Hayley's used to life on the road so when her veteran father decides they're going to put down roots in his old hometown, she is less than excited. Going to school every day and being expected to take the SATs turn out to be the least of her worries as her father's PTSD rules both their lives. Friends, and the possibility of a boyfriend, allow Hayley to cultivate connections outside of her small family unit until the return of a familiar face brings back memories long buried. Ultimately, Hayley realizes she must confront her father as they both struggle to understand what they need from each other.

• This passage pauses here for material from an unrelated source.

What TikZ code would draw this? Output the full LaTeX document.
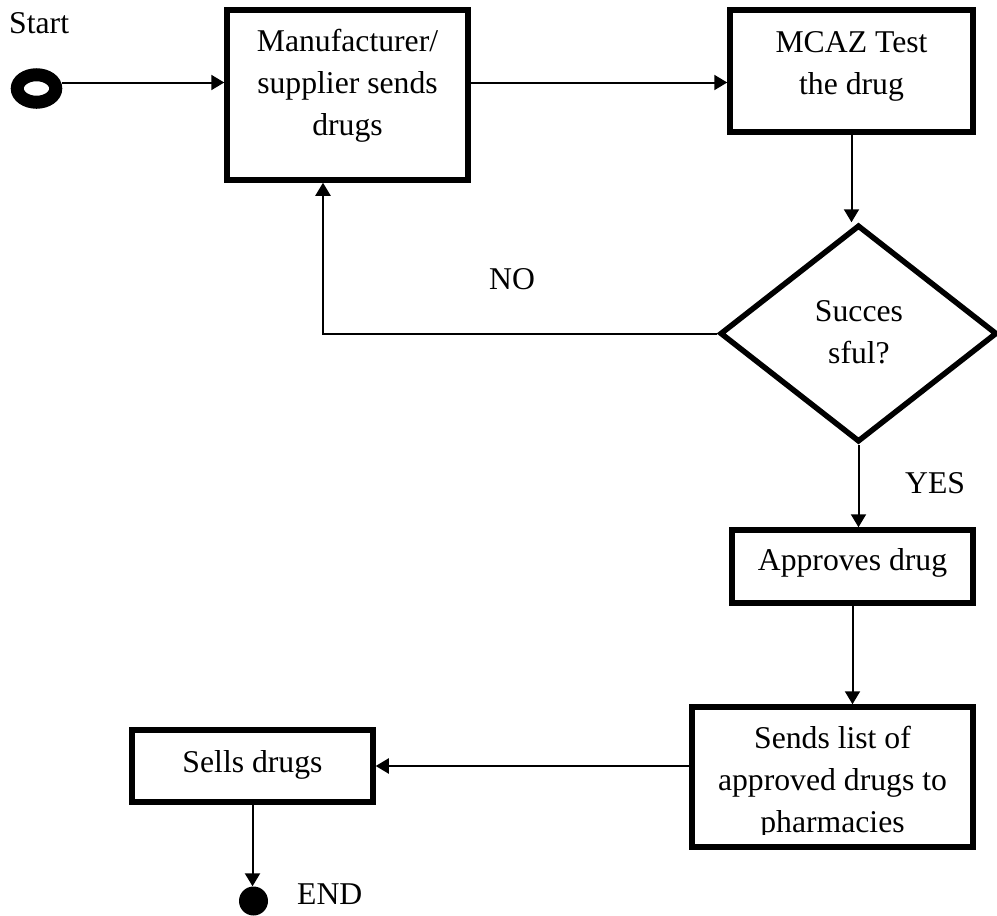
\documentclass[tikz,border=0pt]{standalone}
\usepackage{fontspec}
\setmainfont{Liberation Serif}
\usetikzlibrary{arrows.meta,shapes.geometric}
\begin{document}
\begin{tikzpicture}[x=1pt,y=-1pt,
  stepbox/.style={draw, line width=5.5pt, inner sep=0pt},
  decision/.style={diamond, draw, line width=5.5pt, inner sep=0pt},
  txt/.style={align=center, inner sep=0pt, font=\fontsize{31.7}{42}\selectfont},
  tag/.style={inner sep=0pt, anchor=base west, font=\fontsize{31.7}{42}\selectfont},
  conn/.style={line width=2pt, -{Triangle[length=13pt,width=15pt]}},
  wire/.style={line width=2pt}
]
% page frame
\useasboundingbox (0,0) rectangle (997,916);
\fill[white] (0,0) rectangle (997,916);

% start and end markers
\node[ellipse, draw, line width=13pt, minimum width=38.5pt, minimum height=27.5pt, inner sep=0pt] (start) at (36.5,88.5) {};
\node[circle, fill=black, minimum size=29pt, inner sep=0pt] (finish) at (253.5,901) {};

% process boxes
\node[stepbox, minimum width=241pt, minimum height=170pt] (mfr) at (347.5,95) {};
\node[stepbox, minimum width=243pt, minimum height=122pt] (test) at (851.5,71) {};
\node[decision, minimum width=277pt, minimum height=217pt] (dec) at (858.5,333.5) {};
\node[stepbox, minimum width=241pt, minimum height=73pt] (approve) at (852.5,566.5) {};
\node[stepbox, minimum width=281pt, minimum height=140pt] (sends) at (832.5,777) {};
\node[stepbox, minimum width=241pt, minimum height=72pt] (sells) at (252.5,766) {};

% box texts
\node[txt] (mfrText) at (347.5,85.7) {Manufacturer/\\supplier sends\\drugs};
\node[txt] (testText) at (851.5,66) {MCAZ Test\\the drug};
\node[txt] (decText) at (859,332.5) {Succes\\sful?};
\node[txt] (approveText) at (852.5,562.8) {Approves drug};
\begin{scope}
  \clip (700,715) rectangle (965,834);
  \node[txt] (sendsText) at (832.5,782.8) {Sends list of\\approved drugs to\\pharmacies};
\end{scope}
\node[txt] (sellsText) at (252.5,764.8) {Sells drugs};

% free labels
\node[tag] (startLabel) at (9,33) {Start};
\node[tag] (noLabel) at (489,289) {NO};
\node[tag] (yesLabel) at (905,493) {YES};
\node[tag] (endLabel) at (297,904) {END};

% routing helpers
\coordinate (rowA) at (0,82.5);
\coordinate (backX) at (323,0);

% connectors
\draw[conn] (start.east |- rowA) -- (mfr.west |- rowA);
\draw[conn] (mfr.east |- rowA) -- (test.west |- rowA);
\draw[conn] (test.south) -- (test.south |- dec.north);
\draw[conn] (dec.west) -- (dec.west -| backX) -- (backX |- mfr.south);
\draw[conn] (dec.south) -- (dec.south |- approve.north);
\draw[conn] (approve.south) -- (approve.south |- sends.north);
\draw[conn] (sends.west |- sells.east) -- (sells.east);
\draw[conn] (sells.south) -- (sells.south |- finish.north);
\end{tikzpicture}
\end{document}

What I loved the most about "The Impossible Knife of Memory" is the relationship between Hayley and her father. It is in no way entirely positive, or even healthy, but there is a strong connection between them that is real and palpable. Hayley herself is snarky, sure of herself, and bristly, though her people skills improve as time passes. I enjoyed her relationship with Finn; their mix of reality and fantasy in conversation is adorable. Mostly, I'm a sucker for a dramatic, emotional ending and this book delivers in spades.
Jesse Shirtz, Library Director, Ishpeming Carnegie Public Library

Tuesday, November 4, 2014

BLUFFTON by Matt Phelan. 2013.   Gr. 6-8    JUV

Phelan’s graphic novel takes readers back in history to The Actors’ Colony at Bluffton, in Muskegon, Michigan in 1908.  The famous actor, Buster Keaton, was one of the children who spent summers there after working the vaudeville circuit with his family for the rest of the year. BLUFFTON is told through the eyes of Henry, a local boy who envies Buster’s life as a performer.In contrast, Phelan portrays Buster Keaton as a talented performer who would rather spend his time playing baseball than anything else. There are plenty of discussion points for students, as the author includes controversial topics such as allegations of child abuse connected to the physical nature of the Keatons’ stage act. The superb illustrations leave some room for interpretation and will inspire readers to research the names of other actors in the story.  By the way, this book was included in the Michigan Notable Books for 2014.